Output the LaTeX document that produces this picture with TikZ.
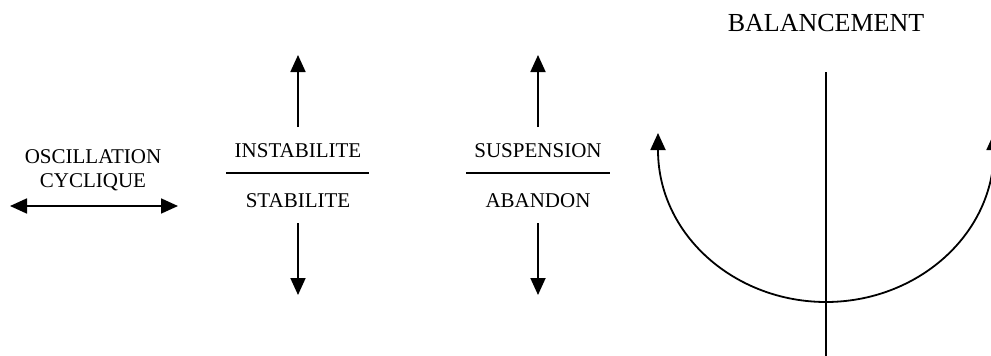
\documentclass[tikz,border=0pt]{standalone}
\usepackage{fontspec}
\setmainfont{Liberation Serif}
\usetikzlibrary{arrows.meta}
\begin{document}
\begin{tikzpicture}[x=1pt,y=-1pt,
  lbl/.style={font=\fontsize{21}{25}\selectfont, inner sep=0pt, anchor=base},
  big/.style={font=\fontsize{26}{30}\selectfont, inner sep=0pt, anchor=base},
  ln/.style={line width=1.8pt},
  tip/.style={Triangle[length=17pt,width=15pt]},
  arr/.style={line width=1.8pt, -{Triangle[length=17pt,width=15pt]}},
  darr/.style={line width=1.8pt, {Triangle[length=17pt,width=15pt]}-{Triangle[length=17pt,width=15pt]}}]
\useasboundingbox (0,0) rectangle (991,356);
\clip (0,0) rectangle (991,356);
% left
\node[lbl] (osc) at (93,163) {OSCILLATION};
\node[lbl] (cyc) at (93,187) {CYCLIQUE};
\coordinate (oL) at (10,206);
\coordinate (oR) at (178,206);
\draw[darr] (oL) -- (oR);
% instabilite / stabilite
\node[lbl] (inst) at (298,157) {INSTABILITE};
\node[lbl] (stab) at (298,207) {STABILITE};
\coordinate (s1L) at (226,173);
\coordinate (s1R) at (369,173);
\draw[ln] (s1L) -- (s1R);
\coordinate (s1a) at (298,127);
\coordinate (s1b) at (298,55);
\coordinate (s1c) at (298,223);
\coordinate (s1d) at (298,295);
\draw[arr] (s1a) -- (s1b);
\draw[arr] (s1c) -- (s1d);
% suspension / abandon
\node[lbl] (susp) at (538,157) {SUSPENSION};
\node[lbl] (aban) at (538,207) {ABANDON};
\coordinate (s2L) at (466,173);
\coordinate (s2R) at (610,173);
\draw[ln] (s2L) -- (s2R);
\coordinate (s2a) at (538,127);
\coordinate (s2b) at (538,55);
\coordinate (s2c) at (538,223);
\coordinate (s2d) at (538,295);
\draw[arr] (s2a) -- (s2b);
\draw[arr] (s2c) -- (s2d);
% balancement
\node[big] (bal) at (826,31) {BALANCEMENT};
\coordinate (vt) at (826,72);
\coordinate (vb) at (826,356);
\draw[ln] (vt) -- (vb);
\coordinate (aL) at (658,133);
\coordinate (aR) at (994,133);
\coordinate (aB) at (826,302);
\draw[darr]
  (aL) -- (658,150) .. controls (658,235) and (735,302) .. (aB)
  .. controls (917,302) and (994,235) .. (994,150) -- (aR);
\end{tikzpicture}
\end{document}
○ ○ ○ ○ ○ ○ ○
> **What is asked**:
Pictures are to be left out; repeat all the remaining data exactly.

> **Output for this exercise**:
Output the LaTeX document that produces this picture with TikZ.
\documentclass[tikz,border=0pt]{standalone}
\usepackage{fontspec}
\setmainfont{Liberation Serif}
\usetikzlibrary{arrows.meta}
\begin{document}
\begin{tikzpicture}[x=1pt,y=-1pt,
  lbl/.style={font=\fontsize{21}{25}\selectfont, inner sep=0pt, anchor=base},
  big/.style={font=\fontsize{26}{30}\selectfont, inner sep=0pt, anchor=base},
  ln/.style={line width=1.8pt},
  tip/.style={Triangle[length=17pt,width=15pt]},
  arr/.style={line width=1.8pt, -{Triangle[length=17pt,width=15pt]}},
  darr/.style={line width=1.8pt, {Triangle[length=17pt,width=15pt]}-{Triangle[length=17pt,width=15pt]}}]
\useasboundingbox (0,0) rectangle (991,356);
\clip (0,0) rectangle (991,356);
% left
\node[lbl] (osc) at (93,163) {OSCILLATION};
\node[lbl] (cyc) at (93,187) {CYCLIQUE};
\coordinate (oL) at (10,206);
\coordinate (oR) at (178,206);
\draw[darr] (oL) -- (oR);
% instabilite / stabilite
\node[lbl] (inst) at (298,157) {INSTABILITE};
\node[lbl] (stab) at (298,207) {STABILITE};
\coordinate (s1L) at (226,173);
\coordinate (s1R) at (369,173);
\draw[ln] (s1L) -- (s1R);
\coordinate (s1a) at (298,127);
\coordinate (s1b) at (298,55);
\coordinate (s1c) at (298,223);
\coordinate (s1d) at (298,295);
\draw[arr] (s1a) -- (s1b);
\draw[arr] (s1c) -- (s1d);
% suspension / abandon
\node[lbl] (susp) at (538,157) {SUSPENSION};
\node[lbl] (aban) at (538,207) {ABANDON};
\coordinate (s2L) at (466,173);
\coordinate (s2R) at (610,173);
\draw[ln] (s2L) -- (s2R);
\coordinate (s2a) at (538,127);
\coordinate (s2b) at (538,55);
\coordinate (s2c) at (538,223);
\coordinate (s2d) at (538,295);
\draw[arr] (s2a) -- (s2b);
\draw[arr] (s2c) -- (s2d);
% balancement
\node[big] (bal) at (826,31) {BALANCEMENT};
\coordinate (vt) at (826,72);
\coordinate (vb) at (826,356);
\draw[ln] (vt) -- (vb);
\coordinate (aL) at (658,133);
\coordinate (aR) at (994,133);
\coordinate (aB) at (826,302);
\draw[darr]
  (aL) -- (658,150) .. controls (658,235) and (735,302) .. (aB)
  .. controls (917,302) and (994,235) .. (994,150) -- (aR);
\end{tikzpicture}
\end{document}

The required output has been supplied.